One common myth is that a few hours’ sleep automatically makes you safe to drive after drinking. The reality is less reassuring: alcohol can still be in your system the next morning, and drivers often feel better before they are actually clear to drive.

The most frequent mistake over holiday weekends is combining “only a short drive” with tiredness, leftover alcohol, or a casual attitude to drugs. Short trips can be the worst for poor decisions because people lower their guard, skip a seatbelt for a quick run, or glance at the phone when traffic looks light.

That matters even more at Easter because enforcement is broad, not just aimed at one type of road or one time of day. If a journey follows a night out, a family gathering, or poor sleep, the safest assumption is simple: if there is any doubt, do not drive.

More than impairment

While suspected drink- and drug-driving is the headline target, Gardaí are also reminding motorists to obey speed limits, wear seatbelts, and stay off the phone while driving. Those are the everyday offences that often show up alongside impairment and can turn a routine stop into a much bigger problem.

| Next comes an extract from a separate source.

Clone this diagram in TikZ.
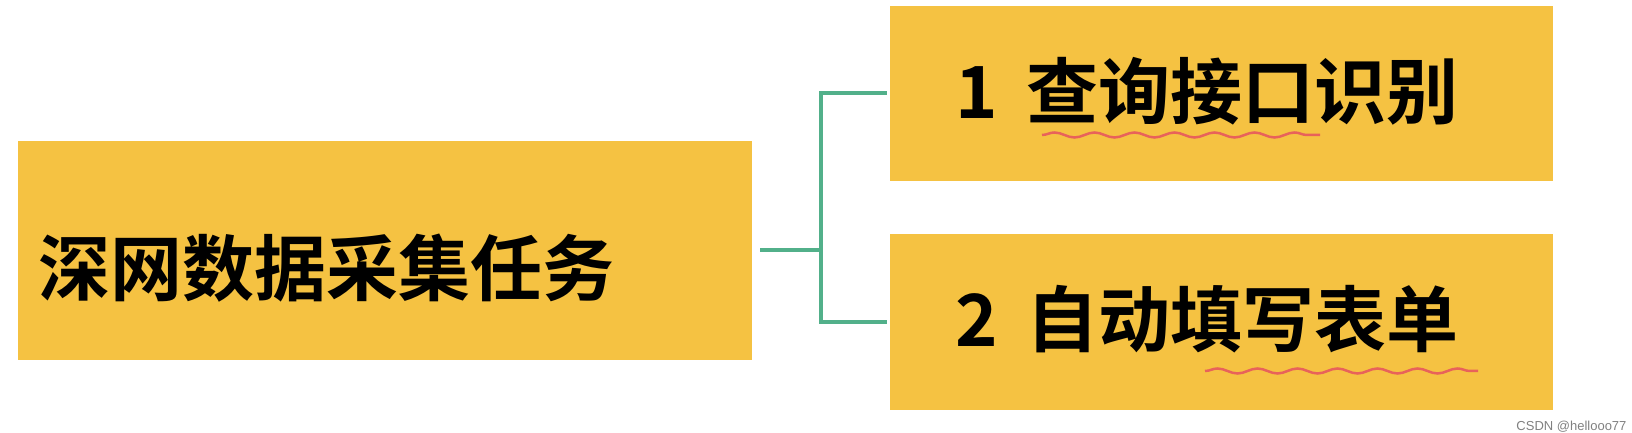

There is another layer this weekend: the RSA has warned about Yellow Wind weather warnings. Strong gusts can unsettle high-sided vehicles, move a car across its lane, and make overtaking or passing exposed stretches more demanding than usual.

So the practical approach is to slow down a little, leave more space, and keep both hands free for the wheel rather than a screen. If your car feels light in crosswinds, ease off smoothly and avoid abrupt steering inputs.